--- The input ---
** begin **
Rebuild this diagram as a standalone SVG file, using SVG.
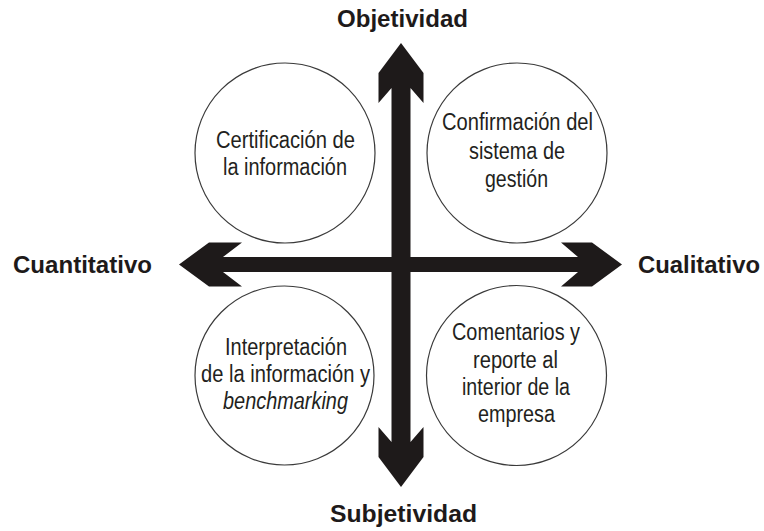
** end **
** begin **
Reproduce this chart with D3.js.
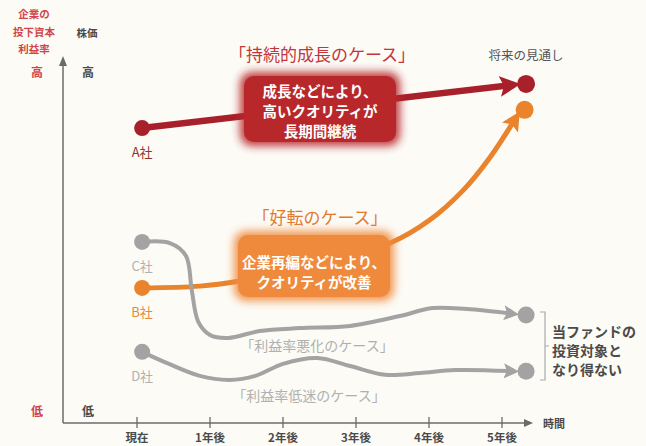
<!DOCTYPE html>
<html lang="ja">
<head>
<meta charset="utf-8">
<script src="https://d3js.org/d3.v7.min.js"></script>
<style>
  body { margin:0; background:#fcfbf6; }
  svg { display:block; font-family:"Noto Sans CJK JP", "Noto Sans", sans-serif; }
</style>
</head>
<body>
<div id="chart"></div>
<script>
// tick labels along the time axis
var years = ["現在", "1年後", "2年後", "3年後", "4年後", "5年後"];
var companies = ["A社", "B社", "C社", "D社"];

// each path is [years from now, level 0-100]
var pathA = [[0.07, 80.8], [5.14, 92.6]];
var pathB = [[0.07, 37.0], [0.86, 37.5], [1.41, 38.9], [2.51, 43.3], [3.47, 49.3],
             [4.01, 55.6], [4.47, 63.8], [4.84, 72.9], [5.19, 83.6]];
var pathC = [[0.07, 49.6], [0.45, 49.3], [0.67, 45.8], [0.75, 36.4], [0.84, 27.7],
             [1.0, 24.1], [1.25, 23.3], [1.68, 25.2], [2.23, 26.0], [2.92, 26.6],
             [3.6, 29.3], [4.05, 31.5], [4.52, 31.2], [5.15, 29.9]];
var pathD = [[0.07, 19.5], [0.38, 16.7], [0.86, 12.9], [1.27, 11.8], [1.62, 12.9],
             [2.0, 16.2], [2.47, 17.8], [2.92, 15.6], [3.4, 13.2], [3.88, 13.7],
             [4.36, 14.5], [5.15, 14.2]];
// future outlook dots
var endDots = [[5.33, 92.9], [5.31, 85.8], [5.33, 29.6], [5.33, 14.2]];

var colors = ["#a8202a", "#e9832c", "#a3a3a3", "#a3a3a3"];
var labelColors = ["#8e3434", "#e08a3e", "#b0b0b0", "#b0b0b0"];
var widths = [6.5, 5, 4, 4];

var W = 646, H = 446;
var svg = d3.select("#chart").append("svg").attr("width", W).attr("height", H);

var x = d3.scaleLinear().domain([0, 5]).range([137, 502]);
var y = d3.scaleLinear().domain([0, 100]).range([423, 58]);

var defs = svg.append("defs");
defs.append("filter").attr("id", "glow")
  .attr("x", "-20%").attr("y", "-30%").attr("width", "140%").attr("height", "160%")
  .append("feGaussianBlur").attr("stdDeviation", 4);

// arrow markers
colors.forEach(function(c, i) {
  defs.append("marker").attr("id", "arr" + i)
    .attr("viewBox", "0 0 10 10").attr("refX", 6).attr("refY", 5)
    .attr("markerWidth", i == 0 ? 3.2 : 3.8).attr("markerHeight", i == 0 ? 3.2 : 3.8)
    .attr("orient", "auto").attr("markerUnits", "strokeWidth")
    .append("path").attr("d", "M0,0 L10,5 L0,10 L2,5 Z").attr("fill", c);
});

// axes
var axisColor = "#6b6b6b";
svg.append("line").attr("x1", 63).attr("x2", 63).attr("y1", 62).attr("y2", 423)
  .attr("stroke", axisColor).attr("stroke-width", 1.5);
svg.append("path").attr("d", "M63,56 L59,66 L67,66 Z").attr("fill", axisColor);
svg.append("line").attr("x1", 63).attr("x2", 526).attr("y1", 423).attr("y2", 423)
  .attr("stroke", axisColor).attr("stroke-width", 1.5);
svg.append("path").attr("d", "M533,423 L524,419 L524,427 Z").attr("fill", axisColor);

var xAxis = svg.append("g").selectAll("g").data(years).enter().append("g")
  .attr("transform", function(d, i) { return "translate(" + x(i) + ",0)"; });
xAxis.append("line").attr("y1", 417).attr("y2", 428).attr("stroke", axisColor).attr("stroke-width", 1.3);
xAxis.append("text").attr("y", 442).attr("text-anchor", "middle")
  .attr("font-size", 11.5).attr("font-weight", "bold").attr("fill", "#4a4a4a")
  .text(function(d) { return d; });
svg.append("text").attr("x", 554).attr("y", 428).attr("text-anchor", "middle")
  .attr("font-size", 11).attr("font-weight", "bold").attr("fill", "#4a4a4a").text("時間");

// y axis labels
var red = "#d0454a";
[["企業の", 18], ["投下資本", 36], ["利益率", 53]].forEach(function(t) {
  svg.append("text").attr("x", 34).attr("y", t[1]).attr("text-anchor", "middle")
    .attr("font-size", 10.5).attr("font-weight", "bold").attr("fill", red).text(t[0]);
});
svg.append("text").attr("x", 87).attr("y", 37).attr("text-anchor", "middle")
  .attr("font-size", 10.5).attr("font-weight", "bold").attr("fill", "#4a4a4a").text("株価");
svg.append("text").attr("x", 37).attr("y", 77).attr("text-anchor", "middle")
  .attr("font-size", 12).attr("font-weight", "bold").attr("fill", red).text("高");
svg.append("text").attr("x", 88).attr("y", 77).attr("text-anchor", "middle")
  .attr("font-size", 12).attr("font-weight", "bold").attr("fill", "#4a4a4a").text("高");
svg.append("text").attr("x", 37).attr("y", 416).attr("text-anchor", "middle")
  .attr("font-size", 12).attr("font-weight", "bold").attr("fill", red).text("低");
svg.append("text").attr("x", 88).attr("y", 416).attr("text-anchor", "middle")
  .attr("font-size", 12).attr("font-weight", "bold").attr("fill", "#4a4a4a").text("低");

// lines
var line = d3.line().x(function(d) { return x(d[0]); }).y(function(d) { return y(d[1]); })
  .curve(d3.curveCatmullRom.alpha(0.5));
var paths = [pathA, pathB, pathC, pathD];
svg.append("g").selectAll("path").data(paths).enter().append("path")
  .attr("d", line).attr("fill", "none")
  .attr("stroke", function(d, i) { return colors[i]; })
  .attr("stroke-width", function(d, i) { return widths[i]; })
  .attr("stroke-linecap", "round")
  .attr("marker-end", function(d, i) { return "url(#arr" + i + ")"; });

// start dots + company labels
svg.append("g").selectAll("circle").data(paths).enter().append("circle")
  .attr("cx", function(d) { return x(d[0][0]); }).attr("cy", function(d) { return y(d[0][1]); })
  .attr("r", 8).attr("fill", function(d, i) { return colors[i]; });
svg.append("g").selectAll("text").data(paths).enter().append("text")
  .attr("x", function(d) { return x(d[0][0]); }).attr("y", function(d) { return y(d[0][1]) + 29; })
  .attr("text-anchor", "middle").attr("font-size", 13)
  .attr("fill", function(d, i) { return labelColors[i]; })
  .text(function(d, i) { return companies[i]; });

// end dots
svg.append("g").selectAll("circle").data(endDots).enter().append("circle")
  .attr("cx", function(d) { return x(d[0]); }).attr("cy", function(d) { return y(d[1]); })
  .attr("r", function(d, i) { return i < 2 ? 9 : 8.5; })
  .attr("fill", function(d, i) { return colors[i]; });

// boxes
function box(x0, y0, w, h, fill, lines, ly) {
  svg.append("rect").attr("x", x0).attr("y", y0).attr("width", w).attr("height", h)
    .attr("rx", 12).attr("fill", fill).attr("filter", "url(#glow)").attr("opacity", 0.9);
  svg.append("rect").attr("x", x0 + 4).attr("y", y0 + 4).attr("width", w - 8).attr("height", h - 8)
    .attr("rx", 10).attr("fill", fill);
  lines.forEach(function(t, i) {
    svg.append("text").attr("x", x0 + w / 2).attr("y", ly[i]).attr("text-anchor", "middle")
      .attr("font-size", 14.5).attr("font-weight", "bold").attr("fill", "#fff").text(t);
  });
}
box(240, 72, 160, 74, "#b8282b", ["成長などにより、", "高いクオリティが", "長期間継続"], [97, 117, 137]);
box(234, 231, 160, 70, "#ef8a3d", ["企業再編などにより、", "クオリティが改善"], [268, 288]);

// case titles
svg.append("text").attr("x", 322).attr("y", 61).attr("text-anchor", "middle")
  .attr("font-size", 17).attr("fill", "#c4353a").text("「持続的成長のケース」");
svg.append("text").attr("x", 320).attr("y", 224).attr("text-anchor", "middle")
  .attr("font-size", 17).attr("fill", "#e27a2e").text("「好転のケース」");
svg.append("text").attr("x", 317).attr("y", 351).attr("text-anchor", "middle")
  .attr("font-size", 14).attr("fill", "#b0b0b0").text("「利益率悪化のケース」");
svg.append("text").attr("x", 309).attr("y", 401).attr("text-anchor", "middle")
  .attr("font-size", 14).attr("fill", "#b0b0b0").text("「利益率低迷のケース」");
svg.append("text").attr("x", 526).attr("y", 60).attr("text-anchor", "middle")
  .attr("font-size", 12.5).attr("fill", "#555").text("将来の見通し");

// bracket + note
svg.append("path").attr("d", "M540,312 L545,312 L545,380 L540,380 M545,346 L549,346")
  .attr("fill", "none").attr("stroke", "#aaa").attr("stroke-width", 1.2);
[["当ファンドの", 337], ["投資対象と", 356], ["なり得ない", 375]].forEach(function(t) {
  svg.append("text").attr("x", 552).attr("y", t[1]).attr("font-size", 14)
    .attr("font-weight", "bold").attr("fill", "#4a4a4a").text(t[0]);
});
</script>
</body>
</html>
** end **
--- Given exercise ---
What is the number of lines in this material that hold the string "chart"? Answer with that number only.

--- Task result ---
3